◆ Description of the task ◆
Your copy of the material below should match it exactly, except that it holds no pictures.
┄┄┄┄┄┄┄┄┄┄┄┄┄┄┄┄┄┄┄┄
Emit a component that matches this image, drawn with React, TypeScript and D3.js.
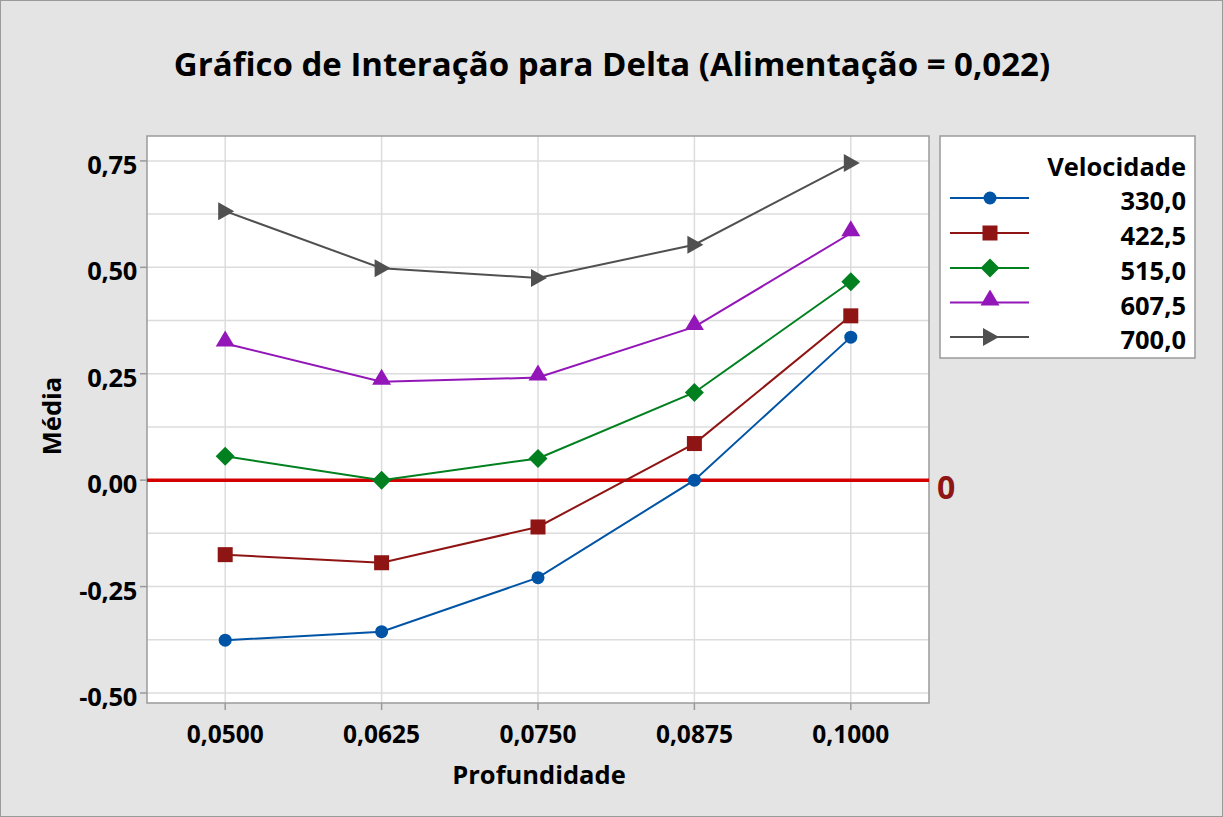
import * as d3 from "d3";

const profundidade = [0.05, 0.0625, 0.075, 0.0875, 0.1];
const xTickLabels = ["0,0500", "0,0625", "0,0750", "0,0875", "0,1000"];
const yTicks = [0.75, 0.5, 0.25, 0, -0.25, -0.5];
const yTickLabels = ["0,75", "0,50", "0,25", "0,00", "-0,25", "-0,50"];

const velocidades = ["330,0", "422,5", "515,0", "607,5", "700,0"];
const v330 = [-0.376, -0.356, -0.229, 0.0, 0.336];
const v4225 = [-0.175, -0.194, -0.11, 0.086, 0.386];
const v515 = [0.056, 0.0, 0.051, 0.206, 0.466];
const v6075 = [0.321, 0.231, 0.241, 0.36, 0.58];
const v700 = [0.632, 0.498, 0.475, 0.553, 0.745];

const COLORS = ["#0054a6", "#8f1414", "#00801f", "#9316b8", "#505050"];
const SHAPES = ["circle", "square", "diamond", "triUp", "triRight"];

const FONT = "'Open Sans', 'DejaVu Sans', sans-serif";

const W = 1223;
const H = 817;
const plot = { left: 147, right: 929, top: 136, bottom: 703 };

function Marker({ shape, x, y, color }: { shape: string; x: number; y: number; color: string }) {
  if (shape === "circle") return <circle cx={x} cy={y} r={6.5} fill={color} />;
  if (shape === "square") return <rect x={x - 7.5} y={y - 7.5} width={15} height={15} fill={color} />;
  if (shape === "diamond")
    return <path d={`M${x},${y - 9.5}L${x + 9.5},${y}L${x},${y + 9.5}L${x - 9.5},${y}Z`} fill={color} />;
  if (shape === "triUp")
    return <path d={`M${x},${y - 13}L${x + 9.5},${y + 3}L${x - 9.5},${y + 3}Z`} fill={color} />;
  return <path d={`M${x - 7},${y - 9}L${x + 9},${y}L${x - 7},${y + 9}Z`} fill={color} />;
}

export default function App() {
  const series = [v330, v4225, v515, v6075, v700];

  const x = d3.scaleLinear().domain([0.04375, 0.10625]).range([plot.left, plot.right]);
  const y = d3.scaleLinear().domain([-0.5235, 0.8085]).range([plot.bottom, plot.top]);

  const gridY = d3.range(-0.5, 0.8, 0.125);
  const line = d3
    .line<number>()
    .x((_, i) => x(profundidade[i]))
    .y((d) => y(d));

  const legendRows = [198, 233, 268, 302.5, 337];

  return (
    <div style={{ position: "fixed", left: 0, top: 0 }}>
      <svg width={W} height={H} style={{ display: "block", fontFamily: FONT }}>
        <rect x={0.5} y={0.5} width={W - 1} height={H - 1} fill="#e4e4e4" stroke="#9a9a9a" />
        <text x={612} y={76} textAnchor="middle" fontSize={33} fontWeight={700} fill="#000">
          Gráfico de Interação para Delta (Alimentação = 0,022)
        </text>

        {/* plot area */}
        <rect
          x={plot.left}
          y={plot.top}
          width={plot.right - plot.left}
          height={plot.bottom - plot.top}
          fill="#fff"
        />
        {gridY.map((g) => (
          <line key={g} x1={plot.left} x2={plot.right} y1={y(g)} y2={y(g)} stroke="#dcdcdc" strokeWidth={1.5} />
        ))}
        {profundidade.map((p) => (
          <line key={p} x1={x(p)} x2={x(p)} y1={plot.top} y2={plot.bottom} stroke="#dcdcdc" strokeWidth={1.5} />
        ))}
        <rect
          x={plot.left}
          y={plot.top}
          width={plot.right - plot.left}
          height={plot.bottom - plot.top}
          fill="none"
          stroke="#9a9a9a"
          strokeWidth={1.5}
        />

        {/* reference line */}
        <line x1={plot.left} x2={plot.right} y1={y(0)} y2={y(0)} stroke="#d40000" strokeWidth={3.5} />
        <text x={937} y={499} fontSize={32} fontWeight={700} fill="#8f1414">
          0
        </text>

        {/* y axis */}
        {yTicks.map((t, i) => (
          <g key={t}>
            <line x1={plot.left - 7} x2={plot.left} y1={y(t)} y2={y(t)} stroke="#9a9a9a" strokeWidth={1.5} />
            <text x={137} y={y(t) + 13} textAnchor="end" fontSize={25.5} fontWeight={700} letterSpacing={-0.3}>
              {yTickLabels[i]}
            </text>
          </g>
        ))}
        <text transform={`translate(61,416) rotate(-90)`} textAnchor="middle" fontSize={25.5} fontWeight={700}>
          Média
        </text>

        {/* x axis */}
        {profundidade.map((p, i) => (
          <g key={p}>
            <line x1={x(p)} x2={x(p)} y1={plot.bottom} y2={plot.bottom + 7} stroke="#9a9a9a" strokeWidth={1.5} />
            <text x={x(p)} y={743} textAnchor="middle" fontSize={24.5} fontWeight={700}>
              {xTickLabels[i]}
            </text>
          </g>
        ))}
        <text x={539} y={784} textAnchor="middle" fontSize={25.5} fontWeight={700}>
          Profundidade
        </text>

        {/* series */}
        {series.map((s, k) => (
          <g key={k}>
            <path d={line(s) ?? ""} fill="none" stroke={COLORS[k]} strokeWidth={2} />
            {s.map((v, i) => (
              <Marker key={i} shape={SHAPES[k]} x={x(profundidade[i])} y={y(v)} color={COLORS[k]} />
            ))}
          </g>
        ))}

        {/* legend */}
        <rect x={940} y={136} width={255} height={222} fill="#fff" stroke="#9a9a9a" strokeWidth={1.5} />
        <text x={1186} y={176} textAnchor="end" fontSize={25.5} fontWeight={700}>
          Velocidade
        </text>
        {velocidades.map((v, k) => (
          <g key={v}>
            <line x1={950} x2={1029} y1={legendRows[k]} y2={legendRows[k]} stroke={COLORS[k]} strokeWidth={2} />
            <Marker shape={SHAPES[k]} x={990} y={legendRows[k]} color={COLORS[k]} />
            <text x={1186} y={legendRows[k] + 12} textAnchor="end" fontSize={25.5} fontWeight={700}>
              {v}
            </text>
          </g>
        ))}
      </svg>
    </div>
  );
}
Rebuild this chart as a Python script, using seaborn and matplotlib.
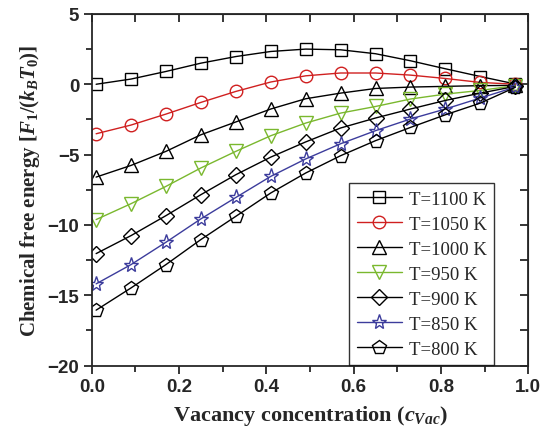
┄┄┄┄┄┄┄┄┄┄┄┄┄┄┄┄┄┄┄┄
◆ Response to this exercise ◆
Emit a component that matches this image, drawn with React, TypeScript and D3.js.
import * as d3 from "d3";

const profundidade = [0.05, 0.0625, 0.075, 0.0875, 0.1];
const xTickLabels = ["0,0500", "0,0625", "0,0750", "0,0875", "0,1000"];
const yTicks = [0.75, 0.5, 0.25, 0, -0.25, -0.5];
const yTickLabels = ["0,75", "0,50", "0,25", "0,00", "-0,25", "-0,50"];

const velocidades = ["330,0", "422,5", "515,0", "607,5", "700,0"];
const v330 = [-0.376, -0.356, -0.229, 0.0, 0.336];
const v4225 = [-0.175, -0.194, -0.11, 0.086, 0.386];
const v515 = [0.056, 0.0, 0.051, 0.206, 0.466];
const v6075 = [0.321, 0.231, 0.241, 0.36, 0.58];
const v700 = [0.632, 0.498, 0.475, 0.553, 0.745];

const COLORS = ["#0054a6", "#8f1414", "#00801f", "#9316b8", "#505050"];
const SHAPES = ["circle", "square", "diamond", "triUp", "triRight"];

const FONT = "'Open Sans', 'DejaVu Sans', sans-serif";

const W = 1223;
const H = 817;
const plot = { left: 147, right: 929, top: 136, bottom: 703 };

function Marker({ shape, x, y, color }: { shape: string; x: number; y: number; color: string }) {
  if (shape === "circle") return <circle cx={x} cy={y} r={6.5} fill={color} />;
  if (shape === "square") return <rect x={x - 7.5} y={y - 7.5} width={15} height={15} fill={color} />;
  if (shape === "diamond")
    return <path d={`M${x},${y - 9.5}L${x + 9.5},${y}L${x},${y + 9.5}L${x - 9.5},${y}Z`} fill={color} />;
  if (shape === "triUp")
    return <path d={`M${x},${y - 13}L${x + 9.5},${y + 3}L${x - 9.5},${y + 3}Z`} fill={color} />;
  return <path d={`M${x - 7},${y - 9}L${x + 9},${y}L${x - 7},${y + 9}Z`} fill={color} />;
}

export default function App() {
  const series = [v330, v4225, v515, v6075, v700];

  const x = d3.scaleLinear().domain([0.04375, 0.10625]).range([plot.left, plot.right]);
  const y = d3.scaleLinear().domain([-0.5235, 0.8085]).range([plot.bottom, plot.top]);

  const gridY = d3.range(-0.5, 0.8, 0.125);
  const line = d3
    .line<number>()
    .x((_, i) => x(profundidade[i]))
    .y((d) => y(d));

  const legendRows = [198, 233, 268, 302.5, 337];

  return (
    <div style={{ position: "fixed", left: 0, top: 0 }}>
      <svg width={W} height={H} style={{ display: "block", fontFamily: FONT }}>
        <rect x={0.5} y={0.5} width={W - 1} height={H - 1} fill="#e4e4e4" stroke="#9a9a9a" />
        <text x={612} y={76} textAnchor="middle" fontSize={33} fontWeight={700} fill="#000">
          Gráfico de Interação para Delta (Alimentação = 0,022)
        </text>

        {/* plot area */}
        <rect
          x={plot.left}
          y={plot.top}
          width={plot.right - plot.left}
          height={plot.bottom - plot.top}
          fill="#fff"
        />
        {gridY.map((g) => (
          <line key={g} x1={plot.left} x2={plot.right} y1={y(g)} y2={y(g)} stroke="#dcdcdc" strokeWidth={1.5} />
        ))}
        {profundidade.map((p) => (
          <line key={p} x1={x(p)} x2={x(p)} y1={plot.top} y2={plot.bottom} stroke="#dcdcdc" strokeWidth={1.5} />
        ))}
        <rect
          x={plot.left}
          y={plot.top}
          width={plot.right - plot.left}
          height={plot.bottom - plot.top}
          fill="none"
          stroke="#9a9a9a"
          strokeWidth={1.5}
        />

        {/* reference line */}
        <line x1={plot.left} x2={plot.right} y1={y(0)} y2={y(0)} stroke="#d40000" strokeWidth={3.5} />
        <text x={937} y={499} fontSize={32} fontWeight={700} fill="#8f1414">
          0
        </text>

        {/* y axis */}
        {yTicks.map((t, i) => (
          <g key={t}>
            <line x1={plot.left - 7} x2={plot.left} y1={y(t)} y2={y(t)} stroke="#9a9a9a" strokeWidth={1.5} />
            <text x={137} y={y(t) + 13} textAnchor="end" fontSize={25.5} fontWeight={700} letterSpacing={-0.3}>
              {yTickLabels[i]}
            </text>
          </g>
        ))}
        <text transform={`translate(61,416) rotate(-90)`} textAnchor="middle" fontSize={25.5} fontWeight={700}>
          Média
        </text>

        {/* x axis */}
        {profundidade.map((p, i) => (
          <g key={p}>
            <line x1={x(p)} x2={x(p)} y1={plot.bottom} y2={plot.bottom + 7} stroke="#9a9a9a" strokeWidth={1.5} />
            <text x={x(p)} y={743} textAnchor="middle" fontSize={24.5} fontWeight={700}>
              {xTickLabels[i]}
            </text>
          </g>
        ))}
        <text x={539} y={784} textAnchor="middle" fontSize={25.5} fontWeight={700}>
          Profundidade
        </text>

        {/* series */}
        {series.map((s, k) => (
          <g key={k}>
            <path d={line(s) ?? ""} fill="none" stroke={COLORS[k]} strokeWidth={2} />
            {s.map((v, i) => (
              <Marker key={i} shape={SHAPES[k]} x={x(profundidade[i])} y={y(v)} color={COLORS[k]} />
            ))}
          </g>
        ))}

        {/* legend */}
        <rect x={940} y={136} width={255} height={222} fill="#fff" stroke="#9a9a9a" strokeWidth={1.5} />
        <text x={1186} y={176} textAnchor="end" fontSize={25.5} fontWeight={700}>
          Velocidade
        </text>
        {velocidades.map((v, k) => (
          <g key={v}>
            <line x1={950} x2={1029} y1={legendRows[k]} y2={legendRows[k]} stroke={COLORS[k]} strokeWidth={2} />
            <Marker shape={SHAPES[k]} x={990} y={legendRows[k]} color={COLORS[k]} />
            <text x={1186} y={legendRows[k] + 12} textAnchor="end" fontSize={25.5} fontWeight={700}>
              {v}
            </text>
          </g>
        ))}
      </svg>
    </div>
  );
}
Rebuild this chart as a Python script, using seaborn and matplotlib.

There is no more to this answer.